We extracted this vegetation information from several satellites and merged them into one time series covering the last two decades. This allowed us to track global changes in biomass from month to month, something that was not possible before.
For the period 2003-12, we found that the total amount of vegetation above the ground has increased by about 4 billion tonnes of carbon.
Still losing rainforests, but gaining forests elsewhere
Our global analysis shows losses of vegetation in many regions, particularly at the frontiers of deforestation in the tropics of South America and Southeast Asia.
As expected, the greatest declines have been in the so-called “Arc of Deforestation” on the southeastern edge of the vast Amazon forests. In Southeast Asia we found the most widespread declines in the Indonesian provinces of Sumatra and Kalimantan - the Indonesian part of Borneo.
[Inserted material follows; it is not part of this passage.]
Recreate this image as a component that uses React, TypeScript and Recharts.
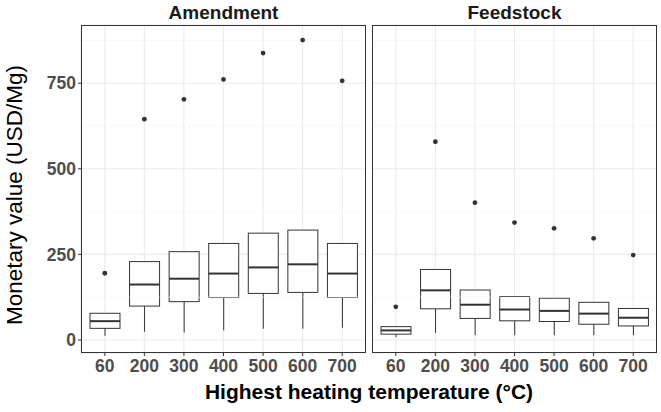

However, we found that these rainforest losses have been offset by increases in biomass in other parts of the world.
For example, forests have spontaneously regrown on farmland abandoned after the fall of communism in Russia and neighbouring countries, while large-scale tree planting projects in China have measurably added to the global biomass. This roughly offset half of the carbon loss by tropical deforestation.
We also found unexpectedly large vegetation increases in savannas and shrublands of Australia, Africa, and South America. Previous analyses have focused on closed forests and did not measure this increase.